With prices continuing to decline across the global reinsurance market, albeit it a slower pace in more recent times, reinsurers and ILS market players are eager to reduce costs and increase efficiency across the board, a desire that has driven focus on the risk value chain.

Addressing an audience at the 2016 Monte Carlo Reinsurance Rendezvous, as part of a panel during the Standard & Poor’s (S&P) roundtable event, Slaughter highlighted the slight collapse of the value chain of risk, relating to the way the dollar of risk premium finds its way to capital.

Slaughter stressed that the capital that’s finding its way into market, both from traditional sources and the expanding volume of alternative reinsurance capital, is really after one thing, being “insurance risk in a pure form that’s diversifying and, to do that, the extension will be that it comes further down the value chain.”

“At the moment it’s three, four, maybe five steps (risk value chain), and each one of those costs money, and that total cost, just by our reckoning, is 40 to 45 cents in the dollar, just to get that to the right capital, basically,” said Slaughter.

“If you can bring that down, you can go back to the original customer and say I’m selling that for 80 cents on the dollar, so the original policy, because I can access that capital and I can distribute that risk more efficiently.

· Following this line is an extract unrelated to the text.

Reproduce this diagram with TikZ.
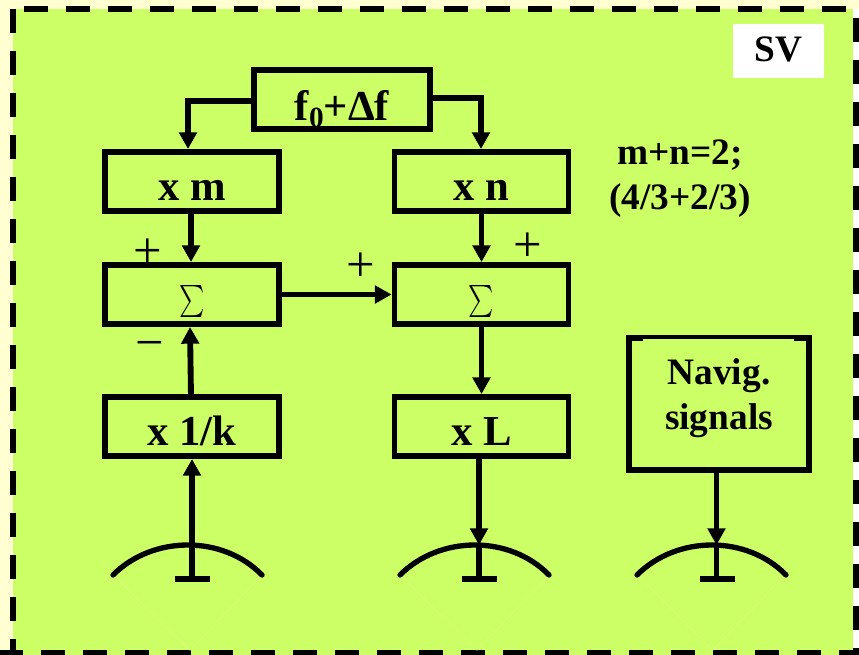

And for companies like Liberty that’s a real challenge, that’s a real opportunity for us, and it’s a real opportunity for the reinsurance industry to work out how they can partner with us, in that way,” he continued.

Artemis has discussed a number of times how ILS funds and managers, as a result of increased understanding, knowledge and sophistication with insurance risks, have shown a desire to get closer to the original source of risk, essentially jumping the value chain in order to increase efficiencies drive business opportunities.

With each step in the value chain adding cost, it’s not surprising that market players are looking at ways of reducing the steps from capital to risk, a trend that has also created a need for intermediaries, whether this be brokers, reinsurers, and other service providers, to look at ways of adding value in order to remain relevant and competitive.

ILS players, via MGAs and fronting arrangements, for example, are increasingly looking to get closer to the original source of risk, which breaks down the value chain and provides both challenges and opportunities for themselves, and others in the risk value chain.

But reinsurers can also benefit from getting closer the primary source of risk, and as returns continue to be pressured and expenses remain high, it will be interesting to see what approaches reinsurers and ILS adopt in order to reduce costs and increase potential returns, via disrupting the risk-to-capital value chain.